White balance

White balance dramatically changes the way your photos look.

Lets say….you are opening the box of your brand new Nikon/Canon DSLR. You read up all about your new investment, only to be hugely dissappointed with the results from your days shooting. The colours are weak and washed out and despite the brilliant weather conditions, your images look flat, this is the time to have a coffee, relax and study your white balance settings.

Fortunately, most digital cameras contain a variety of preset white balances, so you do not have to deal with color temperature and green-magenta shift, commonly used symbols for each of these are listed to the left on the back of the camera screen i.e. auto, cloudy, shade and so on.

white balance

Actually, setting your camera’s white balance is the easy part. What’s a little trickier is understanding why you should make a particular setting.

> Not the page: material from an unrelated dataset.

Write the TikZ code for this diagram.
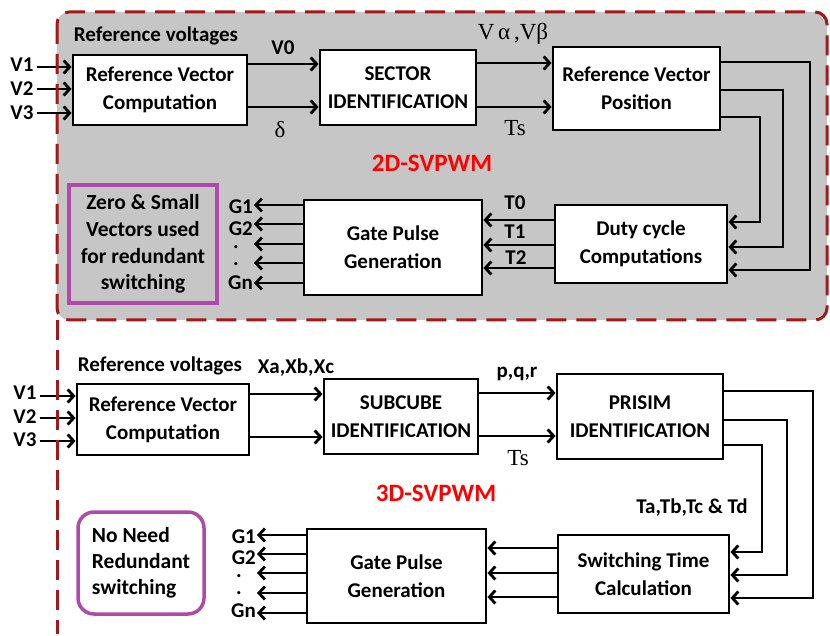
\documentclass[tikz,border=0pt]{standalone}
\usepackage{fontspec}
\setmainfont{Carlito}
\newfontfamily\tnr{Liberation Serif}
\usetikzlibrary{arrows.meta}
\definecolor{framered}{HTML}{A31818}
\definecolor{panelgray}{HTML}{C6C6C6}
\definecolor{notepurple}{HTML}{B04AAA}
\tikzset{
  box/.style={draw=black, line width=2.8pt, fill=white, align=center, inner sep=0pt,
    font=\bfseries\fontsize{21}{28}\selectfont},
  arr/.style={line width=2.8pt, -{Straight Barb[length=6pt,width=13pt]}},
  lbl/.style={font=\bfseries\fontsize{21}{22}\selectfont, inner sep=1pt},
  dotlbl/.style={font=\bfseries\fontsize{21}{22}\selectfont, inner sep=0pt, text height=3pt, text depth=0pt},
  tms/.style={font=\tnr\fontsize{23}{25}\selectfont, inner sep=1pt},
  title/.style={font=\bfseries\fontsize{25}{28}\selectfont, text=red},
  frameline/.style={draw=framered, line width=3pt, dash pattern=on 20pt off 10pt},
}
\begin{document}
\begin{tikzpicture}[x=1pt,y=-1pt]
\useasboundingbox (0,0) rectangle (830,636);
% panel
\fill[panelgray, rounded corners=12pt] (57,12) rectangle (827,320);

% ---------- 2D-SVPWM ----------
\node[lbl] at (156,36) {Reference voltages};
\node[box, minimum width=174pt, minimum height=70pt] (rvca) at (160,90) {Reference Vector\\Computation};
\node[box, minimum width=156pt, minimum height=75pt] (sec) at (398,87.5) {SECTOR\\IDENTIFICATION};
\node[box, minimum width=167pt, minimum height=83pt] (rvp) at (636.5,88.5) {Reference Vector\\Position};
\node[box, minimum width=172pt, minimum height=78pt] (duty) at (641,244) {Duty cycle\\Computations};
\node[box, minimum width=178pt, minimum height=95pt] (gatea) at (393,247.5) {Gate Pulse\\Generation};
\node[draw=notepurple, line width=3.5pt, fill=panelgray, minimum width=148pt, minimum height=118pt,
  align=center, inner sep=0pt, font=\bfseries\fontsize{21.5}{26.7}\selectfont] (zero) at (143,244)
  {Zero \& Small\\Vectors used\\for redundant\\switching};
\node[title] (t2d) at (432,163) {2D-SVPWM};

\node[lbl, inner sep=3pt] (va1) at (22,65) {V1};
\node[lbl, inner sep=3pt] (va2) at (22,89) {V2};
\node[lbl, inner sep=3pt] (va3) at (22,113) {V3};
\draw[arr] (va1.east |- 0,67) -- (rvca.west |- 0,67);
\draw[arr] (va2.east |- 0,89) -- (rvca.west |- 0,89);
\draw[arr] (va3.east |- 0,113) -- (rvca.west |- 0,113);

\node[lbl] (v0) at (283,48) {V0};
\node[tms] (dlt) at (280,130) {δ};
\draw[arr] (rvca.east |- 0,64) -- (sec.west |- 0,64);
\draw[arr] (rvca.east |- 0,107) -- (sec.west |- 0,107);

\node[tms] (vab) at (513,34) {V\,α\,,Vβ};
\node[tms] (tsa) at (515,128) {Ts};
\draw[arr] (sec.east |- 0,63) -- (rvp.west |- 0,63);
\draw[arr] (sec.east |- 0,107) -- (rvp.west |- 0,107);

\draw[arr] (rvp.east |- 0,62) -- (810,62) -- (810,270) -- (duty.east |- 0,270);
\draw[arr] (rvp.east |- 0,90) -- (783,90) -- (783,247) -- (duty.east |- 0,247);
\draw[arr] (rvp.east |- 0,117) -- (760,117) -- (760,222) -- (duty.east |- 0,222);

\node[lbl] (t0) at (515,203) {T0};
\node[lbl] (t1) at (515,232) {T1};
\node[lbl] (t2) at (516,258) {T2};
\draw[arr] (duty.west |- 0,220) -- (gatea.east |- 0,220);
\draw[arr] (duty.west |- 0,245) -- (gatea.east |- 0,245);
\draw[arr] (duty.west |- 0,268) -- (gatea.east |- 0,268);

\node[lbl, anchor=east] (ga1) at (254,207) {G1};
\node[lbl, anchor=east] (ga2) at (254,229) {G2};
\node[dotlbl] (gad1) at (236,247) {.};
\node[dotlbl] (gad2) at (236,264) {.};
\node[lbl, anchor=east] (gan) at (254,283) {Gn};
\draw[arr] (gatea.west |- 0,205) -- (ga1.east |- 0,205);
\draw[arr] (gatea.west |- 0,224) -- (ga1.east |- 0,224);
\draw[arr] (gatea.west |- 0,244) -- (ga1.east |- 0,244);
\draw[arr] (gatea.west |- 0,263) -- (ga1.east |- 0,263);
\draw[arr] (gatea.west |- 0,283) -- (ga1.east |- 0,283);

% ---------- 3D-SVPWM ----------
\node[lbl] at (160,366) {Reference voltages};
\node[box, minimum width=172pt, minimum height=71pt] (rvcb) at (163,419.5) {Reference Vector\\Computation};
\node[box, minimum width=154pt, minimum height=75pt] (sub) at (401,416.5) {SUBCUBE\\IDENTIFICATION};
\node[box, minimum width=166pt, minimum height=85pt] (pri) at (640,416.5) {PRISIM\\IDENTIFICATION};
\node[box, minimum width=171pt, minimum height=78pt] (sw) at (643.5,574) {Switching Time\\Calculation};
\node[box, minimum width=179pt, minimum height=94pt] (gateb) at (396.5,576) {Gate Pulse\\Generation};
\node[draw=notepurple, line width=3.5pt, fill=white, rounded corners=16pt, minimum width=126pt,
  minimum height=102pt, align=left, inner sep=0pt, font=\bfseries\fontsize{21.5}{26}\selectfont]
  (nn) at (141,563) {No Need\\Redundant\\switching};
\node[title] (t3d) at (436,493) {3D-SVPWM};

\node[lbl, inner sep=3pt] (vb1) at (25,393) {V1};
\node[lbl, inner sep=3pt] (vb2) at (25,417) {V2};
\node[lbl, inner sep=3pt] (vb3) at (25,440) {V3};
\draw[arr] (vb1.east |- 0,396) -- (rvcb.west |- 0,396);
\draw[arr] (vb2.east |- 0,418) -- (rvcb.west |- 0,418);
\draw[arr] (vb3.east |- 0,441) -- (rvcb.west |- 0,441);

\node[lbl] (xabc) at (296,368) {Xa,Xb,Xc};
\draw[arr] (rvcb.east |- 0,394) -- (sub.west |- 0,394);
\draw[arr] (rvcb.east |- 0,437) -- (sub.west |- 0,437);

\node[lbl] (pqr) at (517,374) {p,q,r};
\node[tms] (tsb) at (518,458) {Ts};
\draw[arr] (sub.east |- 0,393) -- (pri.west |- 0,393);
\draw[arr] (sub.east |- 0,436) -- (pri.west |- 0,436);

\draw[arr] (pri.east |- 0,391) -- (813,391) -- (813,598) -- (sw.east |- 0,598);
\draw[arr] (pri.east |- 0,420) -- (787,420) -- (787,575) -- (sw.east |- 0,575);
\draw[arr] (pri.east |- 0,445) -- (762,445) -- (762,552) -- (sw.east |- 0,552);
\node[lbl] (tabcd) at (692,508) {Ta,Tb,Tc \& Td};

\draw[arr] (sw.west |- 0,548) -- (gateb.east |- 0,548);
\draw[arr] (sw.west |- 0,573) -- (gateb.east |- 0,573);
\draw[arr] (sw.west |- 0,597) -- (gateb.east |- 0,597);

\node[lbl, anchor=east] (gb1) at (257,537) {G1};
\node[lbl, anchor=east] (gb2) at (257,558) {G2};
\node[dotlbl] (gbd1) at (239,576) {.};
\node[dotlbl] (gbd2) at (239,593) {.};
\node[lbl, anchor=east] (gbn) at (257,611) {Gn};
\draw[arr] (gateb.west |- 0,535) -- (gb1.east |- 0,535);
\draw[arr] (gateb.west |- 0,554) -- (gb1.east |- 0,554);
\draw[arr] (gateb.west |- 0,573) -- (gb1.east |- 0,573);
\draw[arr] (gateb.west |- 0,593) -- (gb1.east |- 0,593);
\draw[arr] (gateb.west |- 0,613) -- (gb1.east |- 0,613);

% frames
\draw[frameline, rounded corners=12pt] (57,12) rectangle (827,320);
\draw[frameline] (57,320) -- (57,634);
\end{tikzpicture}
\end{document}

Digital camera tips: setting white balance

The color of an object is affected by the lighting conditions under which it is viewed. Our eyes and our brain compensate for different types of light—that’s why a white object appears white to us whether it’s viewed in sunlight, under overcast skies or indoors under incandescent or fluorescent light. But a digital cameras white balance needs help to emulate this process, to compensate for different types of lighting and render a white object white.

The white balance setting is that help.

We can simply set auto white balance and the camera will read the scene’s color temperature (basically the hue and intensity of a particular light source, measured in degrees Kelvin) and choose a setting from its collection of pre-programmed adjustments. That’s a good solution when a scene’s lighting is pretty much all of one type and there’s a prominent white or neutral subject in the scene.

White balance dramatically changes the way your photos look. Those settings choices are incandescent, fluorescent, flash, cloudy, open shade, sunny, Kelvin color temperature and PRE.

However…just because the weather is cloudy, it does not mean you HAVE to use that setting.

If it’s cloudy, try the SHADE setting for a warmer feel, try fluorescent and watch it turn BLUE. Turning your attention to your white balance can transform your images, especialy if your days shoot is ruined by the weather. Experimenting with ALL the settings at your disposal the colour “temperatures”, can save the day.

Finally, you can choose PRE, the so-called “white card” setting. With that option selected, hold a white card in front of the lens and press the shutter button. The camera will read and lock in the color temperature of the light reflected from that card, and that locked-in reading now becomes the standard for the camera’s white balance setting. PRE is an ideal way to handle a scene that presents mixed lighting—fluorescent lights in the ceiling and daylight streaming through a window, for example—because it takes into account all the lighting in the scene. (The locked-in setting is maintained in PRE until you take another white card reading.)

No matter how you set your white balance, check the results of your choices on the camera’s LCD and adjust according to your preference. Often your choice will depend on the look, feel and mood you want for your picture. And remember, Live View will show you the effect of your choice before you take the photo.